While mechanical removal of plaque by means of toothbrushing is the mainstay of human dental hygiene, most owners do not regularly brush their pets' teeth. Consequently, mechanically reducing plaque accumulation by means of dietary abrasion becomes an important part of prophylactic dental care in the dog and cat. Periodontal disease has been linked with aspects of diet. Several studies have investigated the local effect of diet on plaque formation and development of gingivitis in the dog. A coarse diet may reduce plaque accumulation on some teeth and on some tooth surfaces (ref. 5). A study performed over a six-month period investigating oral cleansing by dietary means, showed that dogs consuming a test diet had significantly less plaque, calculus, and gingival inflammation than the control group (ref. 6). Similarly, the daily use of a dental hygiene chew has been shown to reduce accumulation of dental deposits and reduce gingivitis in both short and long term studies (ref. : 4,7,8,9,10). The efficacy of a dental hygiene chew with a rubbery rather than hard texture has also been demonstrated (ref. 11).

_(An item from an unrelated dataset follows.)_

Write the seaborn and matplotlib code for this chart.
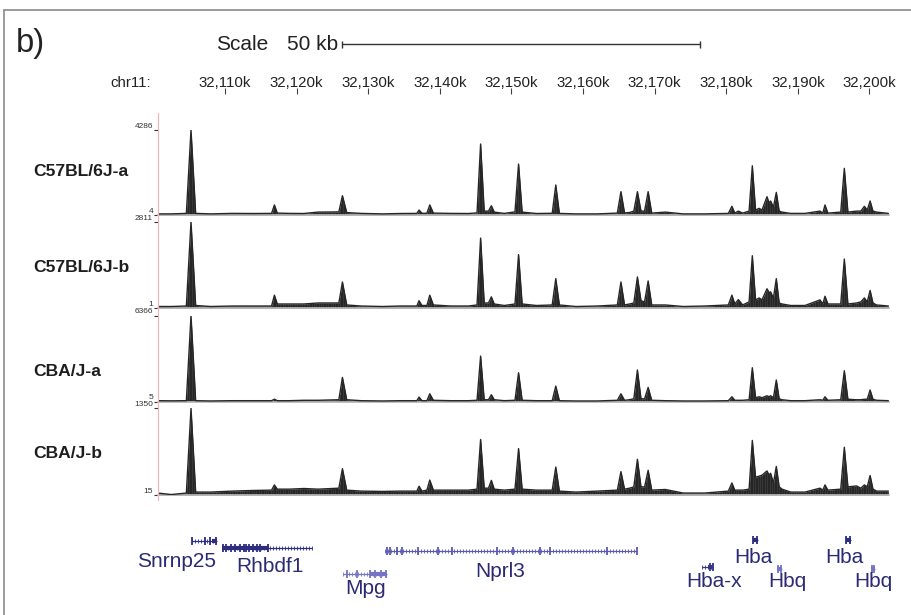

In summary, the use of products aimed at encouraging chewing activity seems to be beneficial, probably by maximising the self cleansing effect of function and physiological stimulation of salivary flow and composition. However, none of the products in this category are as effective as toothbrushing. It is recommended that dogs and cats should be encouraged to chew these products daily, preferably shortly after eating their main meal.

The chewing of bones cannot be recommended; the hazards outweigh any possible benefits. Chewing on hard bone is likely to lead to tooth fractures, often with pulp exposure, and gingival lacerations. Softer bones will be chewed and swallowed, often causing digestive problems, or become impacted on or between teeth. Raw bones are also potential sources of infection for animals and owners (Sarcocystis, Toxoplasma, Campylobacter, Salmonella etc.).


Chemical plaque control

Chlorhexidine has been shown to be the most effective antiplaque agent to date. Its main disadvantage is that it stains the teeth. Moreover, its effectiveness is reduced by the presence of organic material. So, for best results, chlorhexidine should be used in combination with tooth brushing that physically removes plaque and reduces tooth staining. To summarise, there is as yet no magic bullet that we can feed our pets to prevent periodontal disease. Daily tooth brushing remains the single most effective means of restoring inflamed gingivae to health and of then maintaining clinically healthy gingivae. Optimal homecare consists of daily tooth brushing with pet toothpaste. The use of chemical plaque retardants without brushing is indicated in situations where brushing is not tolerated, e.g. due to pain immediately postoperatively, but every attempt should be made to get the animal to accept tooth brushing as quickly as possible. The use of dental diets or dental hygiene products as an adjunct to brushing is also beneficial and is recommended. In situations where the owner is either unable or unwilling to mechanically or chemically clean the teeth each day, the daily use of adjunctive measures may still provide some benefit.